◆ **INSTRUCTIONS TO FOLLOW**
Copy exactly the lines from the start of the material through the line with "ax.bar_label(cont, labels=[fmt(v) for". Pictures stay out of the copy.

◆ **INFORMATION SUPPLIED**
▽

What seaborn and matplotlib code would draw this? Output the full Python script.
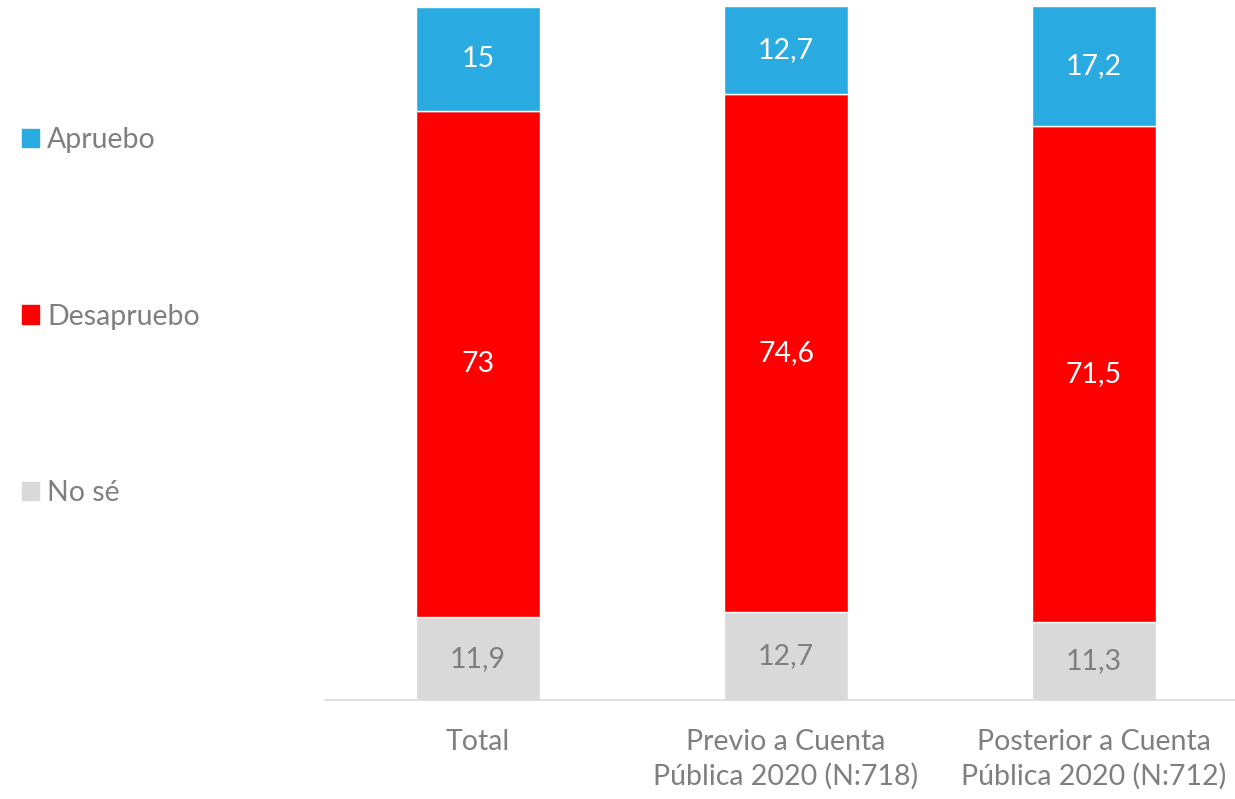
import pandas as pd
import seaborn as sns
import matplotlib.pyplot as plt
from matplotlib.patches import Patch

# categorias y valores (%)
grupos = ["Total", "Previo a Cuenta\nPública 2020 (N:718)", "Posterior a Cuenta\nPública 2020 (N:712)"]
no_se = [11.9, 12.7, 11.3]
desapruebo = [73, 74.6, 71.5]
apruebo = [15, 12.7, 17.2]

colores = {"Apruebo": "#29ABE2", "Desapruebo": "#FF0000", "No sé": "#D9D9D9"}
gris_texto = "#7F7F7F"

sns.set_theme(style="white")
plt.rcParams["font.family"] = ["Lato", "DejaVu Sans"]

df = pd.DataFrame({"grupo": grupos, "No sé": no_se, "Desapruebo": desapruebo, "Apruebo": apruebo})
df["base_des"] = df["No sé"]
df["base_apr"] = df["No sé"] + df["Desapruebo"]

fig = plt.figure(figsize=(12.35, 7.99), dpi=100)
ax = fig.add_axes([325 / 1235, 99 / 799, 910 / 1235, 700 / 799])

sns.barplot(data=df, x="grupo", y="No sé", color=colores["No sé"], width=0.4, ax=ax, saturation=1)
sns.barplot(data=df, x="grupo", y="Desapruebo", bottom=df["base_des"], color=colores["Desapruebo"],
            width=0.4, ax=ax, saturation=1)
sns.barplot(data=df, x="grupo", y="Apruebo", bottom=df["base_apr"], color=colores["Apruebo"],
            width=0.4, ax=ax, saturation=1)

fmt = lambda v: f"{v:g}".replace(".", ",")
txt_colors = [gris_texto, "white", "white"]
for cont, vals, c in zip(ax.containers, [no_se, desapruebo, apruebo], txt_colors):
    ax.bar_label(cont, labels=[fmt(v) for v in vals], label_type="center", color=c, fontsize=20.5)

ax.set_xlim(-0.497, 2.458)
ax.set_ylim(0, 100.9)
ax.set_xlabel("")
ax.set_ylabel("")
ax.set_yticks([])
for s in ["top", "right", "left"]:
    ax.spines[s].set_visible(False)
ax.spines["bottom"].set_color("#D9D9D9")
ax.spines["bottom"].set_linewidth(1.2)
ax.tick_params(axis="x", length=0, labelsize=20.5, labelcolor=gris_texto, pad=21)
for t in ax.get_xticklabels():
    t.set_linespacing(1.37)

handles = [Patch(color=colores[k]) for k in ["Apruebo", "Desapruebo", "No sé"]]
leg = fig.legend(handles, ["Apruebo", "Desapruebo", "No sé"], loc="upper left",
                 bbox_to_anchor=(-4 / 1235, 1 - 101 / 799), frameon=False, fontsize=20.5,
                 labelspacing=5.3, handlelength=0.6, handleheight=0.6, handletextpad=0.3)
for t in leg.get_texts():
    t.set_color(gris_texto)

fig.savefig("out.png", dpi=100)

△

◆ **OUTPUT**
What seaborn and matplotlib code would draw this? Output the full Python script.
import pandas as pd
import seaborn as sns
import matplotlib.pyplot as plt
from matplotlib.patches import Patch

# categorias y valores (%)
grupos = ["Total", "Previo a Cuenta\nPública 2020 (N:718)", "Posterior a Cuenta\nPública 2020 (N:712)"]
no_se = [11.9, 12.7, 11.3]
desapruebo = [73, 74.6, 71.5]
apruebo = [15, 12.7, 17.2]

colores = {"Apruebo": "#29ABE2", "Desapruebo": "#FF0000", "No sé": "#D9D9D9"}
gris_texto = "#7F7F7F"

sns.set_theme(style="white")
plt.rcParams["font.family"] = ["Lato", "DejaVu Sans"]

df = pd.DataFrame({"grupo": grupos, "No sé": no_se, "Desapruebo": desapruebo, "Apruebo": apruebo})
df["base_des"] = df["No sé"]
df["base_apr"] = df["No sé"] + df["Desapruebo"]

fig = plt.figure(figsize=(12.35, 7.99), dpi=100)
ax = fig.add_axes([325 / 1235, 99 / 799, 910 / 1235, 700 / 799])

sns.barplot(data=df, x="grupo", y="No sé", color=colores["No sé"], width=0.4, ax=ax, saturation=1)
sns.barplot(data=df, x="grupo", y="Desapruebo", bottom=df["base_des"], color=colores["Desapruebo"],
            width=0.4, ax=ax, saturation=1)
sns.barplot(data=df, x="grupo", y="Apruebo", bottom=df["base_apr"], color=colores["Apruebo"],
            width=0.4, ax=ax, saturation=1)

fmt = lambda v: f"{v:g}".replace(".", ",")
txt_colors = [gris_texto, "white", "white"]
for cont, vals, c in zip(ax.containers, [no_se, desapruebo, apruebo], txt_colors):
    ax.bar_label(cont, labels=[fmt(v) for v in vals], label_type="center", color=c, fontsize=20.5)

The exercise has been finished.